FREE BASS: Excavations 1 is the new solo record by Chicago’s celebrated multi-instrumentalist Joshua Abrams expected to hit the streets on June 15 on Feeding Tube Records in a vinyl only edition of 500 (includes a digital download). A quasi homage to “the 50th anniversary of the recording of the first free bass solo LP, Barre Phillips’ Journal Violone.” Let’s get right into it.
From the top Unexplain starts its venture with scribbly strings that neigh voraciously. In a fully atonal suite of seven tracks, the tone is wide-ranging from short chortle to full tilt flare, moving right into Wager. Abrams’ strings sway back and forth, and even somehow layer over each other, and it sounds like a straight up live track, no level tricks. A man bent on, well, bending the bow to its extent. Crazy large birds come to mind in the squawk within, recalling the saxophone of Boston jazz powerhouse Charlie Kohlhase. The shifting bridge makes this visceral transition less than transparent, even when his upright comes into full view.
The gurgling murmur of the all-too-short Branches slides effortlessly into the manic mechanic Buzzards that is simply off the rails. Having just recently witnessed two of these wild-winged creatures just tear up the carcass of a squirrel in front of my house, I hear, loud and clear, what he’s going for. It’s percussion by way of any means at hand, rap-tap upon the belly of the beast, and do I hear coins rolling around? The track saws away, and for a moment one might imagine him tearing the chest of his instrument apart hoping to bear some golden doubloons. But, it’s not that kinda treasure chest. However, there is that grinding tool at work, venturing to locate something or other. A highly tactile, visceral set of aural contortions that do not relent on Lingo, in fact, go even further in dynamic scope. Sound effects aside, this man might have to get his instrument retooled after such a sweaty playing workout. As a listener you will be on the edge of your seat here, wondering about potential outcomes.

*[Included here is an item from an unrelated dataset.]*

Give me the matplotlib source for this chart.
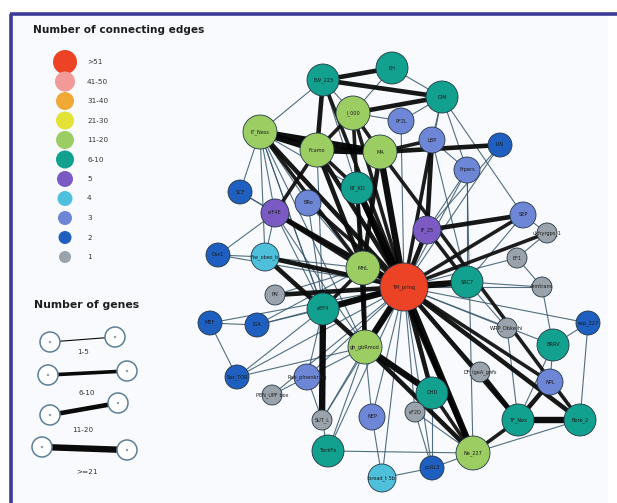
import matplotlib
matplotlib.use("Agg")
import matplotlib.pyplot as plt
from matplotlib.patches import Circle

# ---- legend categories -------------------------------------------------
edge_count_bins = [">51", "41-50", "31-40", "21-30", "11-20", "6-10", "5", "4", "3", "2", "1"]
bin_colors = ["#ec4326", "#f19a98", "#f0a935", "#e3e237", "#9ccd63", "#12a08f",
              "#7b5bc3", "#4ec0dc", "#6d86d6", "#1f5fbf", "#9aa3ab"]
gene_bins = ["1-5", "6-10", "11-20", ">=21"]

# ---- network nodes: name and degree bin -----------------------------------
node_names = ["TM_pring", "EW_223", "EH", "I_000", "PF2L", "IT_Ness", "Fcamo", "MA",
              "RT_KD", "SCF", "eIF4E", "BRo", "DIM", "LBP", "LIN", "Frpers",
              "SEP", "ukhyrgps_1", "IF_25", "Dsx1", "Fiw_obes_b", "MHL", "PN",
              "eEF4", "MEF", "IGA", "gh_gbRmod", "Sas_TOR", "Rab_plnenkring",
              "PEN_UPF box", "SUT_L", "NEP", "TbrkFx", "bread_t 5b", "EF1", "SRC7",
              "Armtrans", "exp_227", "WRP_Dbke.hi", "BRRV", "DF_lgeA_gnfs", "NPL",
              "DHD", "eF2D", "TF_Nex", "Bore_2", "Ne_227", "pcRL3"]
node_bins = [">51", "6-10", "6-10", "11-20", "3", "11-20", "11-20", "11-20",
             "6-10", "2", "5", "3", "6-10", "3", "2", "3",
             "3", "1", "5", "2", "4", "11-20", "1",
             "6-10", "2", "2", "11-20", "2", "3",
             "1", "1", "3", "6-10", "4", "1", "6-10",
             "1", "2", "1", "6-10", "1", "3",
             "6-10", "1", "6-10", "6-10", "11-20", "2"]

# ---- edges of the hub gene: partner and gene-count bin (index into gene_bins)
hub = "TM_pring"
hub_partner = ["MHL", "eEF4", "gh_gbRmod", "IF_25", "SRC7", "MA", "RT_KD", "Fcamo",
               "IT_Ness", "I_000", "EW_223", "Fiw_obes_b", "eIF4E", "BRo", "SCF", "PN",
               "IGA", "Ne_227", "DHD", "TF_Nex", "Bore_2", "NPL", "BRRV", "WRP_Dbke.hi",
               "Armtrans", "EF1", "exp_227", "DF_lgeA_gnfs", "eF2D", "NEP", "SUT_L",
               "Rab_plnenkring", "TbrkFx", "bread_t 5b", "pcRL3", "Frpers", "SEP", "LBP",
               "PF2L", "DIM", "ukhyrgps_1", "LIN", "Dsx1", "MEF", "Sas_TOR", "PEN_UPF box"]
hub_bin = [3, 3, 3, 2, 3, 3, 3, 2,
           2, 1, 1, 2, 2, 1, 0, 2,
           0, 3, 2, 2, 2, 1, 0, 0,
           0, 0, 0, 0, 0, 0, 0,
           0, 0, 0, 0, 0, 1, 1,
           0, 0, 1, 0, 0, 0, 0, 0]

# ---- remaining edges: source, target and gene-count bin ---------------------
edge_src = ["EW_223", "EW_223", "EH", "EH", "EW_223", "EW_223", "EW_223", "I_000",
            "I_000", "I_000", "I_000", "IT_Ness", "IT_Ness", "Fcamo", "MA", "MA",
            "PF2L", "DIM", "DIM", "LBP", "LBP", "LIN", "Frpers", "Frpers", "Frpers",
            "SEP", "SEP", "ukhyrgps_1", "EF1", "Armtrans", "SRC7", "exp_227", "BRRV",
            "BRRV", "NPL", "NPL", "TF_Nex", "TF_Nex", "Bore_2", "DF_lgeA_gnfs", "DHD",
            "eF2D", "RT_KD", "MA", "IT_Ness", "IT_Ness", "IT_Ness", "IT_Ness",
            "IT_Ness", "IT_Ness", "Fcamo", "Fcamo", "SCF", "eIF4E", "Fiw_obes_b",
            "eIF4E", "Dsx1", "Dsx1", "Fiw_obes_b", "MEF", "MEF", "IGA", "Sas_TOR",
            "eEF4", "eEF4", "eEF4", "MHL", "gh_gbRmod", "gh_gbRmod", "gh_gbRmod",
            "gh_gbRmod", "gh_gbRmod", "gh_gbRmod", "Rab_plnenkring", "Rab_plnenkring",
            "SUT_L", "TbrkFx", "NEP", "bread_t 5b", "pcRL3", "eF2D", "RT_KD",
            "IT_Ness", "IT_Ness", "eIF4E", "eIF4E", "BRo", "BRo", "Fcamo", "MA",
            "I_000", "Frpers", "LBP", "IF_25", "SEP", "DHD", "DHD", "WRP_Dbke.hi",
            "exp_227", "SRC7", "PN", "IGA", "Sas_TOR", "Rab_plnenkring", "EW_223",
            "IT_Ness", "Fcamo", "RT_KD"]
edge_dst = ["EH", "DIM", "DIM", "I_000", "I_000", "Fcamo", "IT_Ness", "DIM",
            "Fcamo", "MA", "PF2L", "Fcamo", "MA", "MA", "LIN", "LBP",
            "DIM", "LBP", "SEP", "Frpers", "IF_25", "IF_25", "IF_25", "SRC7", "Ne_227",
            "IF_25", "ukhyrgps_1", "EF1", "Armtrans", "BRRV", "Armtrans", "Bore_2", "NPL",
            "TF_Nex", "TF_Nex", "Bore_2", "Bore_2", "Ne_227", "Ne_227", "TF_Nex", "Ne_227",
            "Ne_227", "Ne_227", "Bore_2", "SCF", "eIF4E", "BRo", "Fiw_obes_b",
            "RT_KD", "MHL", "eIF4E", "RT_KD", "eIF4E", "Fiw_obes_b", "eEF4",
            "MHL", "Fiw_obes_b", "eIF4E", "MHL", "IGA", "Sas_TOR", "eEF4", "eEF4",
            "gh_gbRmod", "SUT_L", "MHL", "gh_gbRmod", "Rab_plnenkring", "SUT_L",
            "NEP", "TbrkFx", "DHD", "Ne_227", "SUT_L", "PEN_UPF box",
            "TbrkFx", "Ne_227", "bread_t 5b", "pcRL3", "Ne_227", "pcRL3", "MHL",
            "eEF4", "gh_gbRmod", "gh_gbRmod", "eEF4", "MHL", "eEF4", "MHL", "MHL",
            "RT_KD", "DIM", "SRC7", "SRC7", "SRC7", "eF2D", "pcRL3", "TF_Nex",
            "BRRV", "WRP_Dbke.hi", "MHL", "MHL", "gh_gbRmod", "eEF4", "RT_KD",
            "eEF4", "eEF4", "gh_gbRmod"]
edge_bin = [2, 2, 0, 0, 0, 2, 0, 2,
            1, 1, 0, 3, 3, 3, 2, 1,
            0, 0, 0, 0, 2, 0, 0, 0, 0,
            2, 0, 0, 0, 0, 0, 0, 0,
            0, 2, 0, 3, 1, 0, 2, 1,
            0, 2, 1, 0, 0, 0, 0,
            0, 1, 1, 1, 0, 0, 2,
            2, 0, 0, 0, 0, 0, 0, 0,
            2, 3, 1, 2, 0, 0,
            0, 0, 3, 2, 0, 0,
            0, 0, 0, 0, 0, 0, 1,
            0, 0, 0, 0, 0, 0, 2, 2,
            1, 0, 0, 1, 0, 0, 0, 0,
            0, 0, 0, 0, 0, 0, 0,
            0, 0, 1]

# ---- layout (pixel canvas, y downwards) ----------------------------------
layout = {
    "TM_pring": (404, 287), "EW_223": (323, 80), "EH": (392, 68), "I_000": (353, 113),
    "PF2L": (401, 121), "IT_Ness": (260, 132), "Fcamo": (317, 150), "MA": (380, 152),
    "RT_KD": (357, 188), "SCF": (240, 192), "eIF4E": (275, 213), "BRo": (308, 203),
    "DIM": (442, 97), "LBP": (432, 140), "LIN": (500, 145), "Frpers": (467, 170),
    "SEP": (523, 215), "ukhyrgps_1": (547, 233), "IF_25": (427, 230), "Dsx1": (218, 255),
    "Fiw_obes_b": (265, 257), "MHL": (363, 268), "PN": (275, 295), "eEF4": (323, 309),
    "MEF": (210, 323), "IGA": (257, 325), "gh_gbRmod": (365, 347), "Sas_TOR": (237, 377),
    "Rab_plnenkring": (307, 377), "PEN_UPF box": (272, 395), "SUT_L": (322, 420),
    "NEP": (372, 417), "TbrkFx": (328, 451), "bread_t 5b": (382, 478), "EF1": (517, 258),
    "SRC7": (467, 282), "Armtrans": (542, 287), "exp_227": (588, 323),
    "WRP_Dbke.hi": (507, 328), "BRRV": (553, 345), "DF_lgeA_gnfs": (480, 372),
    "NPL": (550, 382), "DHD": (432, 393), "eF2D": (415, 412), "TF_Nex": (518, 420),
    "Bore_2": (580, 420), "Ne_227": (473, 453), "pcRL3": (432, 468),
}
node_radius = {">51": 24, "11-20": 17, "6-10": 16, "5": 14, "4": 14, "3": 13,
               "2": 12, "1": 10}
edge_width = [0.8, 2.6, 3.3, 4.6]
edge_color = ["#35566a", "#111111", "#0a0a0a", "#000000"]

W, H = 617, 503
fig = plt.figure(figsize=(W / 100, H / 100), dpi=100)
ax = fig.add_axes([0, 0, 1, 1])
ax.set_xlim(0, W)
ax.set_ylim(H, 0)
ax.set_aspect("equal")
ax.axis("off")

# panel background and frame
ax.add_patch(plt.Rectangle((11, 14), 597, H - 14, facecolor="#f8fafd",
                           edgecolor="none", zorder=0))
ax.plot([10, W], [13.5, 13.5], color="#3b3b98", lw=2.6, solid_capstyle="butt", zorder=1)
ax.plot([11, 11], [13.5, H], color="#3b3b98", lw=2.6, solid_capstyle="butt", zorder=1)

color_of = dict(zip(edge_count_bins, bin_colors))

all_src = [hub] * len(hub_partner) + edge_src
all_dst = hub_partner + edge_dst
all_bin = hub_bin + edge_bin

# edges: thin ones underneath, heavy ones on top
for i in sorted(range(len(all_src)), key=lambda k: all_bin[k]):
    (x0, y0), (x1, y1) = layout[all_src[i]], layout[all_dst[i]]
    b = all_bin[i]
    ax.plot([x0, x1], [y0, y1], color=edge_color[b], lw=edge_width[b],
            solid_capstyle="round", zorder=2 + b * 0.1, alpha=0.95 if b else 0.85)

# nodes
for name, b in zip(node_names, node_bins):
    x, y = layout[name]
    ax.add_patch(Circle((x, y), node_radius[b], facecolor=color_of[b],
                        edgecolor="#243746", lw=0.6, zorder=5))
    ax.text(x, y, name, ha="center", va="center", fontsize=3.6, color="#1b1b1b",
            zorder=6)

# legend: node colour by number of connecting edges
ax.text(33, 30, "Number of connecting edges", fontsize=7.6, fontweight="bold",
        color="#1e1e1e", ha="left", va="center")
leg_r = [12, 10, 9, 9, 9, 9, 8, 7.5, 7, 6.5, 6]
for k, (lab, col) in enumerate(zip(edge_count_bins, bin_colors)):
    y = 62 + k * 19.5
    ax.add_patch(Circle((65, y), leg_r[k], facecolor=col, edgecolor="none", zorder=5))
    ax.text(87, y, lab, fontsize=5.2, color="#333333", ha="left", va="center")

# legend: edge thickness by number of genes
ax.text(34, 305, "Number of genes", fontsize=7.8, fontweight="bold",
        color="#1e1e1e", ha="left", va="center")
gene_leg = [((50, 342), (115, 337), (83, 352)),
            ((48, 375), (127, 371), (87, 393)),
            ((50, 415), (118, 403), (83, 430)),
            ((42, 447), (127, 450), (87, 472))]
for k, (lab, (p0, p1, pl)) in enumerate(zip(gene_bins, gene_leg)):
    ax.plot([p0[0], p1[0]], [p0[1], p1[1]], color="#0a0a0a", lw=edge_width[k],
            zorder=4)
    for p in (p0, p1):
        ax.add_patch(Circle(p, 10, facecolor="white", edgecolor="#5b7f96", lw=1.1,
                            zorder=5))
        ax.add_patch(Circle(p, 1.2, facecolor="#8aa0b0", edgecolor="none", zorder=6))
    ax.text(pl[0], pl[1], lab, fontsize=5.2, color="#333333", ha="center", va="center")

fig.savefig("out.png", dpi=100)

This is the kind of record that could easily become digitally remixed by others, with even more effects, likely electronic. But even stripped down, it stands its ground, and is as, if not more sonic than most likely contenders in the field. To call this ‘out jazz’ would even be a bit of a shortcoming, it’s so experimental and not at all just a heap of so-called noise. It’s active listening to a great extent, though Dag gets on my nerves after the last few pieces. Maybe it’s supposed to provoke me, maybe it’s a form of self determination to finish a technical challenge, or argument(?). Though don’t fret (?), bass heavy, breathy relief comes in the form of a somewhat truncated conclusion here with Scratching On It. Even with the volume less than half way up, my office floor trembles. This record is a far cry from the harmonious strangeness of, say, his out-of-print Magnetoception (2013). But here, there’s never a harshness, always keeping its cool, and stirring-up a blurry ending that leaves you on an ambiguous note. Recommended.